Begin

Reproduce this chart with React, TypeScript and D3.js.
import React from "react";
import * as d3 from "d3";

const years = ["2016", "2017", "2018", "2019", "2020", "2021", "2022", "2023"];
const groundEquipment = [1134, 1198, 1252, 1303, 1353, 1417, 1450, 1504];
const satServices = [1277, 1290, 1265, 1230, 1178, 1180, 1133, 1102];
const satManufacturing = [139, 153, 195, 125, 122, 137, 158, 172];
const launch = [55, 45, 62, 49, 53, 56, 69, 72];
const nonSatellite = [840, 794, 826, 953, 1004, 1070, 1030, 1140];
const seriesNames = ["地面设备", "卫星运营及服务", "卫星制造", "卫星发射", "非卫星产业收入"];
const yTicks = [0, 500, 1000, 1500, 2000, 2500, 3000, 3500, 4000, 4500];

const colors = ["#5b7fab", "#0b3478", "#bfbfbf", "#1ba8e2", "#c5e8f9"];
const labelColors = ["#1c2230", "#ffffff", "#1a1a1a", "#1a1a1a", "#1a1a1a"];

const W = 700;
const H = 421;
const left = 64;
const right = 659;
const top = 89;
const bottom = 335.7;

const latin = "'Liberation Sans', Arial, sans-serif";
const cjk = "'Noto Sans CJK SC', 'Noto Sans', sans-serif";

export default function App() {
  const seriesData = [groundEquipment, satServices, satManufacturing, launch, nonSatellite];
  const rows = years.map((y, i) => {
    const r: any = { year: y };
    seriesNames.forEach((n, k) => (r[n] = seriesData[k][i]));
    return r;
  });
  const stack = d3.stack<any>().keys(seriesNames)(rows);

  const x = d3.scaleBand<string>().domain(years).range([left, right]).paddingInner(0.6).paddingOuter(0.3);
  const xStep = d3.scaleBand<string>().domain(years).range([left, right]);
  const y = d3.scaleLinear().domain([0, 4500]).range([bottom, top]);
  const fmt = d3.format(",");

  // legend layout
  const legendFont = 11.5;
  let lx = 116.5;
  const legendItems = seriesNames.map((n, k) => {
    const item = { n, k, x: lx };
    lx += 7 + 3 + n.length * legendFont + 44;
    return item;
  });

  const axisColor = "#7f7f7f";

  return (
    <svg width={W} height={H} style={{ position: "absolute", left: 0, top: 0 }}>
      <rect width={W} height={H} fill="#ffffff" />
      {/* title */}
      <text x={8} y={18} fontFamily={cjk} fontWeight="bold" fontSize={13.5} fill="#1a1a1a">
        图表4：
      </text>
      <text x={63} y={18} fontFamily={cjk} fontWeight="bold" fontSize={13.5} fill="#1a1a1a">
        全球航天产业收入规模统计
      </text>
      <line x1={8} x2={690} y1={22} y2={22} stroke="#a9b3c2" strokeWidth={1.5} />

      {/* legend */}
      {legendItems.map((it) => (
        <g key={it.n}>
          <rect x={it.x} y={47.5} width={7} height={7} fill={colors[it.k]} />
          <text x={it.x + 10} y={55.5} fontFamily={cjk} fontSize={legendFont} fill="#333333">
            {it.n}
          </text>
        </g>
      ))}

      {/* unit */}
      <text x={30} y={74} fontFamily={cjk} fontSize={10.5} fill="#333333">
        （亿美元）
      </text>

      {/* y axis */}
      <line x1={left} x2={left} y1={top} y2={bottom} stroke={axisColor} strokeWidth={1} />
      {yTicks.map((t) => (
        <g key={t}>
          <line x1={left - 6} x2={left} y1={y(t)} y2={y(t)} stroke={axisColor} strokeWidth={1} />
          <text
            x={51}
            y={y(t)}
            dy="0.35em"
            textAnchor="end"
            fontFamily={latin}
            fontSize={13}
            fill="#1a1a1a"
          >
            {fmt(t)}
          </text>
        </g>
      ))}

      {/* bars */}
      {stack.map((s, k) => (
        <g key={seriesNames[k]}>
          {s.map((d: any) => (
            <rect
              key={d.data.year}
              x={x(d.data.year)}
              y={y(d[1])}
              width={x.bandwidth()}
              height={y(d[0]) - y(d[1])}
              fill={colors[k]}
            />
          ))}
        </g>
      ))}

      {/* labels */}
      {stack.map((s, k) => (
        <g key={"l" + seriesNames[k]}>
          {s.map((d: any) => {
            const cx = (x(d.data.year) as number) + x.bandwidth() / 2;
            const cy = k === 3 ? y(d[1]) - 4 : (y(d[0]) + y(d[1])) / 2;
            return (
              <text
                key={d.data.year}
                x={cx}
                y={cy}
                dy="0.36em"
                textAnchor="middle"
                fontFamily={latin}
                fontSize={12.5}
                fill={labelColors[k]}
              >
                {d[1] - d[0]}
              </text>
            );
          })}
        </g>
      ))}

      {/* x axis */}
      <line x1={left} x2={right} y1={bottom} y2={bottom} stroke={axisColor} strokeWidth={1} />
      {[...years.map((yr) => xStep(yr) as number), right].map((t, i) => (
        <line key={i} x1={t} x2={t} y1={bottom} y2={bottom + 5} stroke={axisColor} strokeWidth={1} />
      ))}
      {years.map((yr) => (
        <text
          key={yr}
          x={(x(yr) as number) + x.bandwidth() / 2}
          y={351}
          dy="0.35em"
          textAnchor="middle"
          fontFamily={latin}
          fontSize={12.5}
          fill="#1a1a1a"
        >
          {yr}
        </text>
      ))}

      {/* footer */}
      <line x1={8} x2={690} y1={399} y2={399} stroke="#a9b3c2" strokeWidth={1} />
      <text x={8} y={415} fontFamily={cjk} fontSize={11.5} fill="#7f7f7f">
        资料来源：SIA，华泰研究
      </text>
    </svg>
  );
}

End

Work instructions
Return the opening line of the data and every line after it through the line containing "CJK SC', 'Noto", please, exactly as written and with nothing added.

Exercise solution
Reproduce this chart with React, TypeScript and D3.js.
import React from "react";
import * as d3 from "d3";

const years = ["2016", "2017", "2018", "2019", "2020", "2021", "2022", "2023"];
const groundEquipment = [1134, 1198, 1252, 1303, 1353, 1417, 1450, 1504];
const satServices = [1277, 1290, 1265, 1230, 1178, 1180, 1133, 1102];
const satManufacturing = [139, 153, 195, 125, 122, 137, 158, 172];
const launch = [55, 45, 62, 49, 53, 56, 69, 72];
const nonSatellite = [840, 794, 826, 953, 1004, 1070, 1030, 1140];
const seriesNames = ["地面设备", "卫星运营及服务", "卫星制造", "卫星发射", "非卫星产业收入"];
const yTicks = [0, 500, 1000, 1500, 2000, 2500, 3000, 3500, 4000, 4500];

const colors = ["#5b7fab", "#0b3478", "#bfbfbf", "#1ba8e2", "#c5e8f9"];
const labelColors = ["#1c2230", "#ffffff", "#1a1a1a", "#1a1a1a", "#1a1a1a"];

const W = 700;
const H = 421;
const left = 64;
const right = 659;
const top = 89;
const bottom = 335.7;

const latin = "'Liberation Sans', Arial, sans-serif";
const cjk = "'Noto Sans CJK SC', 'Noto Sans', sans-serif";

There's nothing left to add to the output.